Geopolitics -- and the tech war between the U.S. and China -- could also be a concern to Xilinx. China accounts for nearly 29% of Xilinx's revenue and has replaced the U.S. as its largest market since 2019, according to the company's annual report.
Xilinx has already had to suspend non-licensed shipments to Huawei, one of its key clients, after the Trump administration placed the Chinese tech champion on a trade blacklist, citing national security risks. China is now trying to accelerate development of a homegrown semiconductor supply chain to reduce dependence on foreign suppliers.
"We're definitely very mindful of the unfortunate trade and political tensions between the U.S. and China," said Peng. "I believe completely separate supply chains and markets, it's not a good thing. It's not a good outcome for all parties, frankly, but there are some real issues, and my hope is that those issues can be addressed through constructive dialogue and negotiations."

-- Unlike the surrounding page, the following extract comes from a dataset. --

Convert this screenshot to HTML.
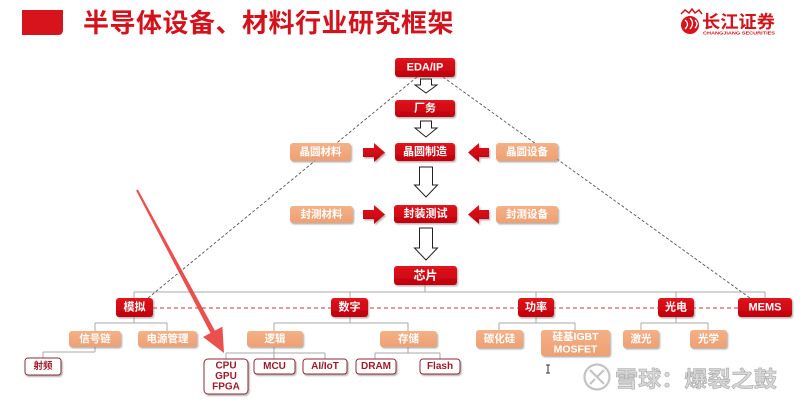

Peng added that Xilinx still sees opportunities in China and will pursue them while expanding in other markets. "China is still important. But at the same time we're mindful of the situation. We are not going to put all our eggs in one basket," he said.
Xilinx is being acquired by Advanced Micro Devices, the U.S. computer microprocessor chip provider, in a $35 billion deal that was announced in October. AMD recently said the deal is expected to be completed around the end of this year.